The couch potato: Coach potatoes want top dollar for their home but don't want to lift a finger to get it. Their favorite tool is the remote control.

The Problem: Sellers in this category claim complete satisfaction with their home just the way it is. They don't want to clean it up, pick it up, or repair it so it works. They feel that someone out there is willing to pay top dollar for the home, regardless of its mediocre condition. They simply want the agent to find them the right buyer. These are also the people who insist they always win when they go to Las Vegas.

The Solution: Seek a compromise. Make a list of recommended repairs and get the owner to take action on at least some items, because something is better than nothing.
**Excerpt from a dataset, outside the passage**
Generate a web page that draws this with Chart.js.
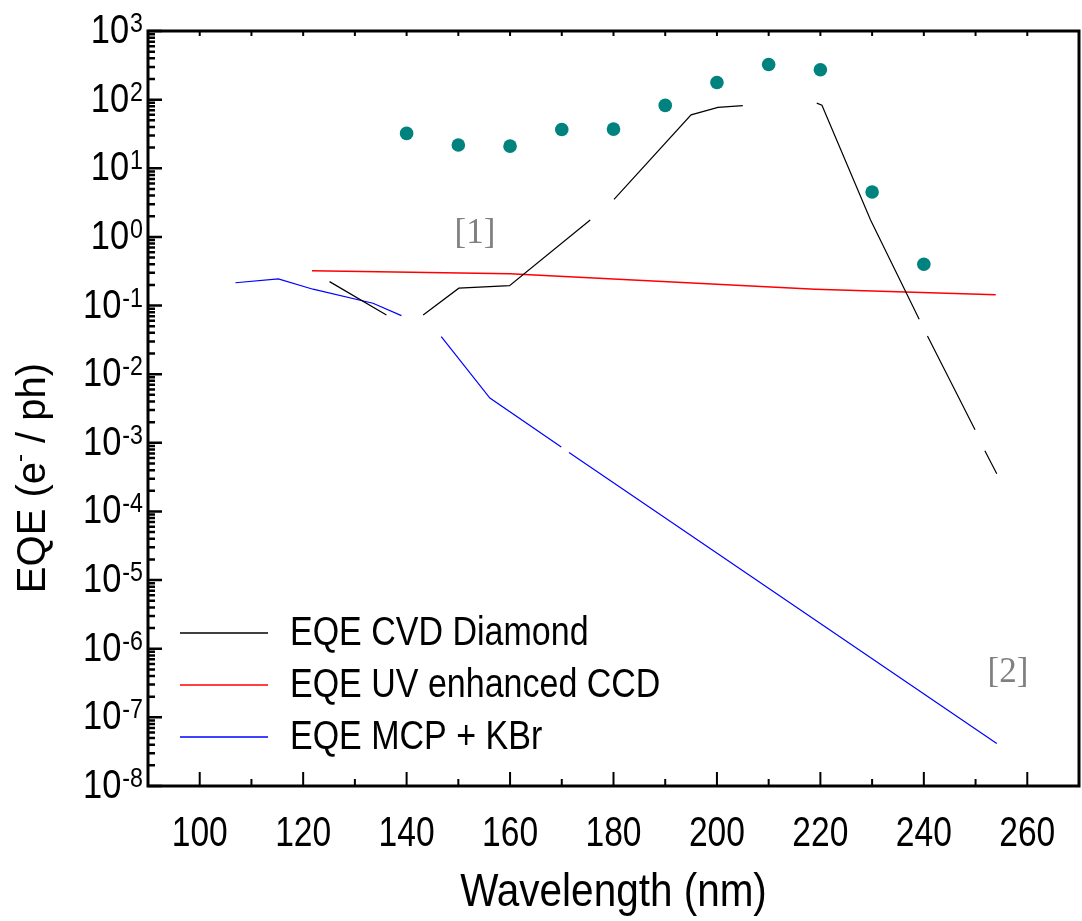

Then work to adjust the owner's price expectations in light of the property condition you have exposed. It seems the owner either has to settle for repairs or a lower asking price; they can't have it both ways without hurting the agent's stats. The calculator These sellers could be the most difficult of all. They can tell you in detail about every investment they ever made in their home. If you want, they'll be happy to provide you with receipts.

The Downside: These sellers expect to recoup every dollar they ever spent fixing up their home. If you counsel that additional work is needed to prepare the home for sale, they'll expect the sale proceeds to reflect at least a dollar-for-dollar reimbursement of the expenses involved.

The Solution: Reorient the sellers' view of the task at hand. Explain that the recommended investment covers improvements that bring the home back up to expected consumer standards and make it competitive in the current marketplace. Get the owners to understand that they are preparing their home not to achieve a higher sales price, but to gain buyer consideration that leads to a timely purchase offer.